Restricted default hangs over Greek bailout

Restricted default hangs over Greek bailout

After EU leaders approved their second 109 billion euro bail-out program for Greece, ratings agency, Fitch, says Greece will be reduced to ‘restricted default’, reflecting private bondholders needing to rollover debt, and lose in the process.

According to the program finally thrashed out by EU leaders on Thursday evening in Brussels, the European Financial Stability Facility and the International Monetary Fund will provide some 109 billion euros to Greece over three years. The statement released by the Council of the European Union also envisaged an estimated 37 billion euros more to be raised from private investors, with a further 12.6 billion euro debt buyback programme, asking Greece’s bondholders to accept new debt with lower interest rates and a longer 30-year maturity.Fitch says the new strategy and changed conditions applying to holders of Greek debt will effectively mean a loss of up 20 percent, which it says constitutes a “restricted default”. “According to the IIF [Institute of International Finance], the proposed debt exchange implies a 20 percent net present value loss for banks and other holders of Greek government debt.”Fitch’s move is a restricted default, in that the country as an issuer will be downgraded to default with Greek bonds not necessarily downgraded. The Council of the European Union statement also indicated that the ESFS rates and maturities applying to Greece will also be applied to the bailouts of Ireland and Portugal, with additional time being provided to Italy and Spain to manage their budget deficits.

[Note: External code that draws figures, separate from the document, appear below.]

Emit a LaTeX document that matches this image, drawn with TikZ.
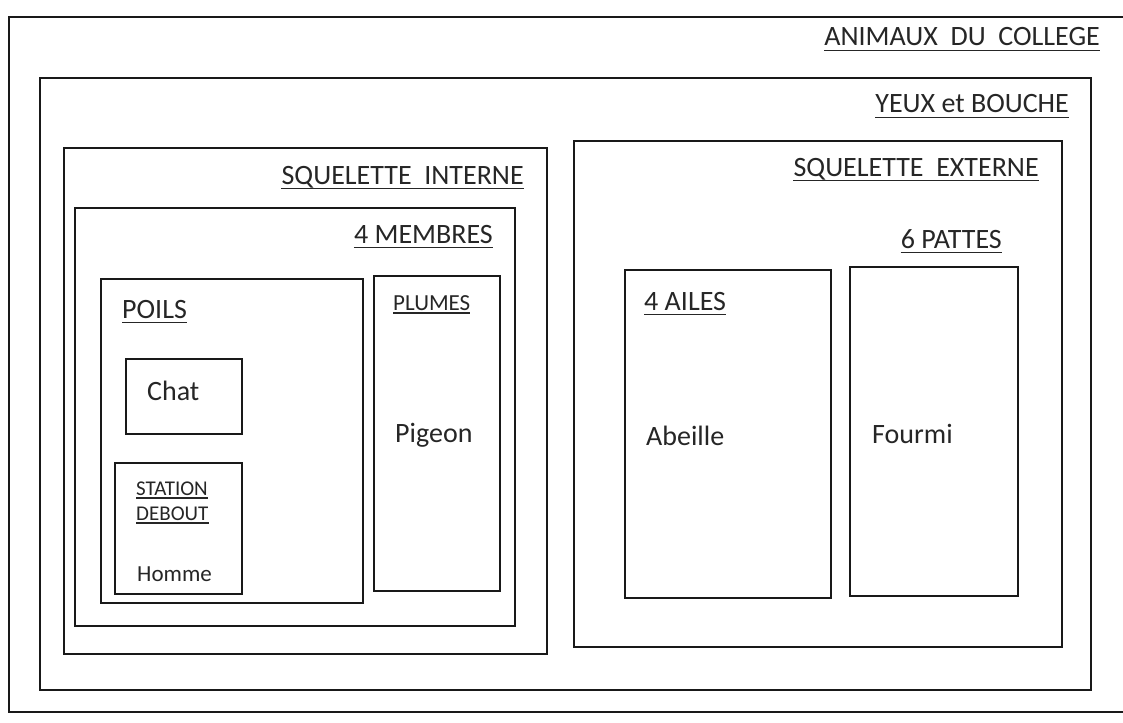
\documentclass[tikz,border=0pt]{standalone}
\usepackage{fontspec}
\setmainfont{Carlito}
\usetikzlibrary{fit}
\begin{document}
\begin{tikzpicture}[x=1pt,y=-1pt,
  frame/.style={draw=black!90, line width=1.6pt, inner sep=0pt},
  lbl/.style={inner sep=0pt, text=black!85, font=\fontsize{28}{30}\selectfont},
  small/.style={inner sep=0pt, text=black!85, font=\fontsize{23}{25}\selectfont},
  tiny/.style={inner sep=0pt, text=black!85, font=\fontsize{21}{23}\selectfont},
  ul/.style={append after command={([yshift=-4.5pt]\tikzlastnode.base west) edge[line width=1.4pt, draw=black!85] ([yshift=-4.5pt]\tikzlastnode.base east)}},
  ulsmall/.style={append after command={([yshift=-3pt]\tikzlastnode.base west) edge[line width=1.2pt, draw=black!85] ([yshift=-3pt]\tikzlastnode.base east)}}
]
\useasboundingbox[fill=white] (0,0) rectangle (1123,722);

% frames
\node[frame, fit={(9,17) (1140,712)}] (outer) {};
\node[frame, fit={(40,78) (1091,690)}] (yeux) {};
\node[frame, fit={(64,148) (547,654)}] (sqint) {};
\node[frame, fit={(574,141) (1062,647)}] (sqext) {};
\node[frame, fit={(75,208) (515,626)}] (membres) {};
\node[frame, fit={(101,279) (363,603)}] (poils) {};
\node[frame, fit={(126,359) (242,434)}] (chat) {};
\node[frame, fit={(115,463) (242,594)}] (homme) {};
\node[frame, fit={(374,276) (500,591)}] (plumes) {};
\node[frame, fit={(625,270) (831,598)}] (abeille) {};
\node[frame, fit={(850,267) (1018,596)}] (fourmi) {};

% labels
\node[lbl, ul, anchor=base east] (tanimaux) at (1100,46) {ANIMAUX\ \ DU\ \ COLLEGE};
\node[lbl, ul, anchor=base east] (tyeux) at (1069,113) {YEUX et BOUCHE};
\node[lbl, ul, anchor=base east] (tsqint) at (524,184) {SQUELETTE\ \ INTERNE};
\node[lbl, ul, anchor=base east] (tsqext) at (1039,176) {SQUELETTE\ \ EXTERNE};
\node[lbl, ul, anchor=base east] (tmembres) at (493,243) {4 MEMBRES};
\node[lbl, ul, anchor=base east] (tpattes) at (1002,248) {6 PATTES};
\node[lbl, ul, anchor=base west] (tailes) at (644,310) {4 AILES};
\node[lbl, ul, anchor=base west] (tpoils) at (122,318) {POILS};
\node[small, ulsmall, anchor=base west] (tplumes) at (393,310) {PLUMES};
\node[lbl, anchor=base west] (tchat) at (147,400) {Chat};
\node[tiny, ulsmall, anchor=base west] (tstation) at (136,495) {STATION};
\node[tiny, ulsmall, anchor=base west] (tdebout) at (136,520) {DEBOUT};
\node[small, anchor=base west] (thomme) at (137,581) {Homme};
\node[lbl, anchor=base west] (tpigeon) at (395,442) {Pigeon};
\node[lbl, anchor=base west] (tabeille) at (646,445) {Abeille};
\node[lbl, anchor=base west] (tfourmi) at (872,443) {Fourmi};
\end{tikzpicture}
\end{document}
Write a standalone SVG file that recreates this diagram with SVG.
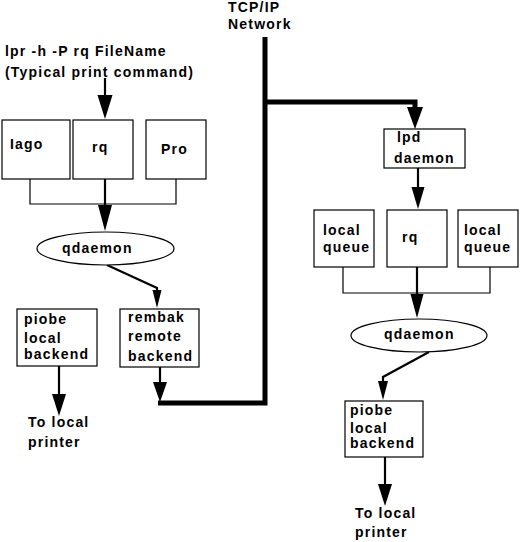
<svg xmlns="http://www.w3.org/2000/svg" width="520" height="542" viewBox="0 0 520 542">
<style>
text{font-family:"Liberation Sans",Arial,sans-serif;font-size:14px;font-weight:bold;letter-spacing:1.2px;fill:#000}
.box{fill:#fff;stroke:#000;stroke-width:1.2}
.ell{fill:#fff;stroke:#000;stroke-width:1.2}
.thin{fill:none;stroke:#000;stroke-width:1.2}
.conn{fill:none;stroke:#000;stroke-width:2.2}
.thick{fill:none;stroke:#000;stroke-width:5}
.head{fill:#000;stroke:none}
</style>
<rect width="520" height="542" fill="#fff"/>
<g id="connectors">
  <path class="thick" d="M265,37 V403 H158 M265,102 H415 V108"/>
  <polygon class="head" points="407,107 423,107 415,129"/>
  <line class="conn" x1="105" y1="78" x2="105" y2="96"/>
  <polygon class="head" points="97.5,95 112.5,95 105,119"/>
  <path class="thin" d="M30,179 V204 H176 V179"/>
  <line class="conn" x1="105" y1="179" x2="105" y2="206"/>
  <polygon class="head" points="98,205 112,205 105,231"/>
  <polyline class="conn" points="107,265 157,288 157,291"/>
  <polygon class="head" points="152.5,290 161.5,290 157,308"/>
  <line class="conn" x1="160" y1="367" x2="160" y2="383"/>
  <polygon class="head" points="153,382 167,382 160,402"/>
  <line class="conn" x1="59" y1="366" x2="59" y2="395"/>
  <polygon class="head" points="52,394 66,394 59,416"/>
  <line class="conn" x1="418" y1="168" x2="418" y2="188"/>
  <polygon class="head" points="411.5,187 424.5,187 418,209"/>
  <path class="thin" d="M343,267 V293 H490 V267"/>
  <line class="conn" x1="417" y1="267" x2="417" y2="295"/>
  <polygon class="head" points="410.5,294 423.5,294 417,318"/>
  <polyline class="conn" points="429,352 383,377 383,383"/>
  <polygon class="head" points="378,381 388,381 383,400"/>
  <line class="conn" x1="385" y1="457" x2="385" y2="485"/>
  <polygon class="head" points="378,484 392,484 385,506"/>
</g>
<g id="tcpip"><text x="228" y="12">TCP/IP</text><text x="228" y="29">Network</text></g>
<g id="lpr"><text x="5" y="56">lpr -h -P rq FileName</text><text x="5" y="77">(Typical print command)</text></g>
<g id="iago"><rect class="box" x="2" y="120" width="68" height="59"/><text x="10" y="149">Iago</text></g>
<g id="rq1"><rect class="box" x="73" y="120" width="60" height="59"/><text x="92" y="152">rq</text></g>
<g id="pro"><rect class="box" x="146" y="120" width="60" height="59"/><text x="161" y="154">Pro</text></g>
<g id="qdaemon1"><ellipse class="ell" cx="105.5" cy="248.5" rx="68.5" ry="16.5"/><text x="62" y="253">qdaemon</text></g>
<g id="piobe1"><rect class="box" x="17" y="309" width="80" height="57"/><text x="24" y="324">piobe</text><text x="24" y="343">local</text><text x="24" y="359">backend</text></g>
<g id="printer1"><text x="28" y="427">To local</text><text x="28" y="447">printer</text></g>
<g id="rembak"><rect class="box" x="120" y="309" width="79" height="58"/><text x="128" y="322">rembak</text><text x="128" y="341">remote</text><text x="128" y="361">backend</text></g>
<g id="lpd"><rect class="box" x="384" y="129" width="81" height="39"/><text x="397" y="142">lpd</text><text x="394" y="163">daemon</text></g>
<g id="lq1"><rect class="box" x="314" y="210" width="60" height="57"/><text x="323" y="235">local</text><text x="323" y="252">queue</text></g>
<g id="rq2"><rect class="box" x="387" y="210" width="60" height="57"/><text x="402" y="242">rq</text></g>
<g id="lq2"><rect class="box" x="458" y="210" width="60" height="57"/><text x="464" y="235">local</text><text x="464" y="252">queue</text></g>
<g id="qdaemon2"><ellipse class="ell" cx="419" cy="335.5" rx="68" ry="16.5"/><text x="384" y="339">qdaemon</text></g>
<g id="piobe2"><rect class="box" x="345" y="401" width="78" height="56"/><text x="350" y="415">piobe</text><text x="350" y="433">local</text><text x="350" y="448">backend</text></g>
<g id="printer2"><text x="355" y="518">To local</text><text x="355" y="537">printer</text></g>
</svg>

William Engdahl, author of the book "Gods of Money," says that rating agencies are rushing to declare a credit default situation. But, he noted, they are not responsible for declaring defaults.“The American rating agencies are really making fools out of themselves, rushing to declare a credit default situation,” he said. “They are not the ones who declare credit defaults; the [International Swaps and Derivatives Association] is entrusted with that responsibility. And they have not declared such things. So I think what we are witnessing here… is really an effect of a large-scale currency war between the two contending currencies for the world’s reserve currency status – the euro and dollar.”